# Generating Final Dataset


In [None]:
# Import all necessary libraries and packages

import pandas as pd
import numpy as np
from nltk.tokenize import word_tokenize
from nltk import pos_tag
from nltk.corpus import stopwords
from nltk.stem import WordNetLemmatizer
from sklearn.preprocessing import LabelEncoder
from collections import defaultdict
from nltk.corpus import wordnet as wn
from sklearn.feature_extraction.text import TfidfVectorizer
from sklearn import model_selection, naive_bayes, svm
from sklearn.metrics import accuracy_score

import nltk
nltk.download('stopwords')
nltk.download('punkt')
nltk.download('wordnet')
nltk.download('averaged_perceptron_tagger')

import re, itertools
import nltk
from nltk.corpus import stopwords

import sys
!{sys.executable} -m pip install twokenize
import twokenize

!pip install langid
import langid

!pip install langdetect
from langdetect import detect
from langdetect import detect_langs

In [None]:
# Mount notebook to Google Drive

from google.colab import drive
import os
drive.mount('/content/drive/')

In [None]:
# Read data into pandas DataFrame
Corpus = pd.read_csv(r"/content/drive/My Drive/All_Match_Before_Preprocess.csv")
Corpus.head()

In [None]:
# Make a copy of the Comment column and add it to the DataFrame.
Corpus['Cleaned Comment'] = Corpus['Comment']

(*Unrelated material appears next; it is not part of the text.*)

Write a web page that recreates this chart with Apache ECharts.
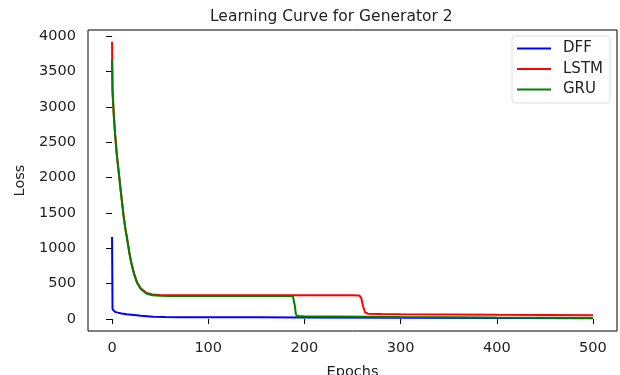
<!DOCTYPE html>
<html>
<head>
<meta charset="utf-8">
<script src="https://cdn.jsdelivr.net/npm/echarts@6/dist/echarts.min.js"></script>
<style>
  html, body { margin: 0; padding: 0; background: #fff; }
  #main { width: 620px; height: 375px; }
</style>
</head>
<body>
<div id="main"></div>
<script>
// values
const xTicks = [0, 100, 200, 300, 400, 500];
const yTicks = [0, 500, 1000, 1500, 2000, 2500, 3000, 3500, 4000];

const dffEpochs = [0, 0.5, 1, 3, 6, 10, 15, 23, 30, 43, 55, 70, 100, 150, 200, 300, 400, 500];
const dffLoss = [1160, 140, 118, 100, 90, 78, 66, 56, 47, 33, 28, 26, 25, 24, 22, 18, 14, 12];

const lstmEpochs = [0, 0.5, 1, 2, 3, 4, 5, 6, 8, 10, 12, 14, 16, 18, 20, 23, 26, 30, 36, 42, 50, 60, 100, 150, 200, 250, 257, 259, 261, 263, 266, 280, 300, 400, 500];
const lstmLoss = [3920, 3250, 3100, 2850, 2650, 2480, 2320, 2200, 1950, 1700, 1460, 1270, 1110, 940, 800, 640, 520, 430, 367, 345, 338, 336, 335, 336, 335, 335, 333, 300, 180, 95, 75, 70, 66, 58, 52];

const gruEpochs = [0, 0.5, 1, 2, 3, 4, 5, 6, 8, 10, 12, 14, 16, 18, 20, 23, 26, 30, 36, 42, 50, 60, 100, 150, 188, 189, 190, 191, 192, 195, 200, 300, 400, 500];
const gruLoss = [3670, 3200, 3080, 2840, 2640, 2470, 2310, 2190, 1940, 1690, 1450, 1260, 1100, 930, 790, 630, 510, 420, 357, 335, 328, 326, 325, 325, 324, 300, 190, 80, 45, 40, 38, 28, 20, 15];

function pairs(xs, ys) {
  return xs.map((x, i) => [x, ys[i]]);
}

const chart = echarts.init(document.getElementById('main'));
const font = 'DejaVu Sans';
const ink = '#222';

chart.setOption({
  animation: false,
  textStyle: { fontFamily: font },
  title: {
    text: 'Learning Curve for Generator 2',
    left: 205, top: 4,
    textStyle: { fontFamily: font, fontSize: 15.5, fontWeight: 'normal', color: ink }
  },
  legend: {
    orient: 'vertical',
    left: 512, top: 36,
    padding: [5, 7, 6, 5],
    itemGap: 5.5,
    itemWidth: 34, itemHeight: 2,
    icon: 'rect',
    backgroundColor: '#fff',
    borderColor: '#ddd', borderWidth: 1, borderRadius: 3,
    textStyle: { fontFamily: font, fontSize: 15, color: ink, padding: [0, 0, 0, 7] },
    data: ['DFF', 'LSTM', 'GRU']
  },
  grid: {
    left: 88, right: 3, top: 30, bottom: 44,
    outerBoundsMode: 'none',
    containLabel: false,
    show: true, borderColor: '#000', borderWidth: 1
  },
  xAxis: {
    type: 'value',
    min: -25, max: 525,
    name: 'Epochs', nameLocation: 'middle', nameGap: 34,
    nameTextStyle: { fontFamily: font, fontSize: 14.5, color: ink },
    axisLine: { show: false },
    axisTick: { show: true, length: 5, customValues: xTicks, lineStyle: { color: '#000' } },
    axisLabel: { customValues: xTicks, margin: 10, fontSize: 14.5, color: ink, fontFamily: font,
      formatter: v => String(v) },
    splitLine: { show: false }
  },
  yAxis: {
    type: 'value',
    min: -170, max: 4085,
    name: 'Loss', nameLocation: 'middle', nameGap: 57,
    nameTextStyle: { fontFamily: font, fontSize: 14.5, color: ink },
    axisLine: { show: false },
    axisTick: { show: true, length: 6, customValues: yTicks, lineStyle: { color: '#000' } },
    axisLabel: { customValues: yTicks, margin: 12, fontSize: 14.5, color: ink, fontFamily: font,
      formatter: v => String(v) },
    splitLine: { show: false }
  },
  series: [
    { name: 'DFF', type: 'line', data: pairs(dffEpochs, dffLoss), showSymbol: false, symbol: 'none',
      lineStyle: { color: '#0000ff', width: 2 }, itemStyle: { color: '#0000ff' } },
    { name: 'LSTM', type: 'line', data: pairs(lstmEpochs, lstmLoss), showSymbol: false, symbol: 'none',
      lineStyle: { color: '#ff0000', width: 2 }, itemStyle: { color: '#ff0000' } },
    { name: 'GRU', type: 'line', data: pairs(gruEpochs, gruLoss), showSymbol: false, symbol: 'none',
      lineStyle: { color: '#008000', width: 2 }, itemStyle: { color: '#008000' } }
  ]
});
</script>
</body>
</html>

# Remove leading and trailing characters. Also remove whitespace and tab characters.
for idx, val in enumerate(Corpus['Cleaned Comment']):
  Corpus['Cleaned Comment'][idx] = val.strip()
  Corpus['Cleaned Comment'][idx] = val.replace('\t',' ')
  Corpus['Cleaned Comment'][idx] = val.replace('\n',' ')

# Remove punctuation.
for idx, val in enumerate(Corpus['Cleaned Comment']):
  Corpus['Cleaned Comment'][idx] = re.sub(r"[^\w\d\s]",'',Corpus['Cleaned Comment'][idx])

# Standardize words.
for idx, val in enumerate(Corpus['Cleaned Comment']):
  Corpus['Cleaned Comment'][idx] = ''.join(''.join(s)[:2] for _, s in itertools.groupby(val))

# Convert text to lowercase.
for idx, val in enumerate(Corpus['Cleaned Comment']):
  Corpus['Cleaned Comment'][idx] = val.lower()

Corpus.head()

In [None]:
# Create a copy of the Cleaned Comment column
Corpus['Lemmatized Token'] = Corpus['Cleaned Comment']

# Load POS-Tags from ark-tweet-nlp tagger into DataFrame
tagger = pd.read_csv('/content/drive/My Drive/taggerOutput.txt', sep="\t", header=None)
tagger.columns = ["Word", "Tag", "Confidence"]
tagger.shape

# Tokenize all comments
for idx, val in enumerate(Corpus['Lemmatized Token']):
  Corpus['Lemmatized Token'][idx] = twokenize.tokenizeRawTweetText(val)
Corpus.head()

In [None]:
# Remove stopwords and non-alpha words. Perform word lemmenting.

tag_map = defaultdict(lambda : wn.NOUN)
tag_map['A'] = wn.ADJ     # This was changed for the new tagger
tag_map['V'] = wn.VERB
tag_map['R'] = wn.ADV

tag_index = 0

for index,entry in enumerate(Corpus['Lemmatized Token']):
    # Declaring Empty List to store the words that follow the rules for this step
    Final_words = []

    # Initializing WordNetLemmatizer()
    word_Lemmatized = WordNetLemmatizer()

    # pos_tag function below will provide the 'tag' i.e if the word is Noun(N) or Verb(V) or something else.
    for word, tag in pos_tag(entry):
        # Below condition is to check for Stop words and consider only alphabets
        if word not in stopwords.words('english') and word.isalpha():
            word_tag = tagger["Tag"][tag_index]
            if word_tag == "N" or word_tag == "A" or word_tag == "V" or word_tag == "R":
              word_Final = word_Lemmatized.lemmatize(word,tag_map[word_tag])
              Final_words.append(word_Final)
        tag_index = tag_index + 1
        
        
    # The final processed set of words for each iteration will be stored in 'text_final'
    Corpus.loc[index,'Lemmatized Token'] = str(Final_words)

Corpus.head()

In [None]:
# Remove any non-english comments from the dataset

for idx, val in enumerate(Corpus['Comment']):
  line = Corpus['Comment'][idx]
  tmp = langid.classify(line)
  if tmp[0] != 'en':
    if 'buy' not in line and 'Buy' not in line and 'play' not in line and 'Play' not in line and 'download' not in line and 'Download' not in line:
      print(line)
      Corpus.drop(idx,inplace=True)

In [None]:
# Remove usernames and replace them with a unique key

def clean_dataframe(df, columns):
    for col_name in columns:
        keys = {categories: i for i,categories in enumerate(df[col_name].unique())}
        df[col_name] = df[col_name].apply(lambda x: str(keys[x]).zfill(5))
    return df

columns = ['Username']

Corpus = clean_dataframe(Corpus, columns)
Corpus.head()

In [None]:
Corpus.shape

In [None]:
os.chdir('/content/drive/My Drive/')
Corpus.to_csv('FinalDataset.csv', index=False)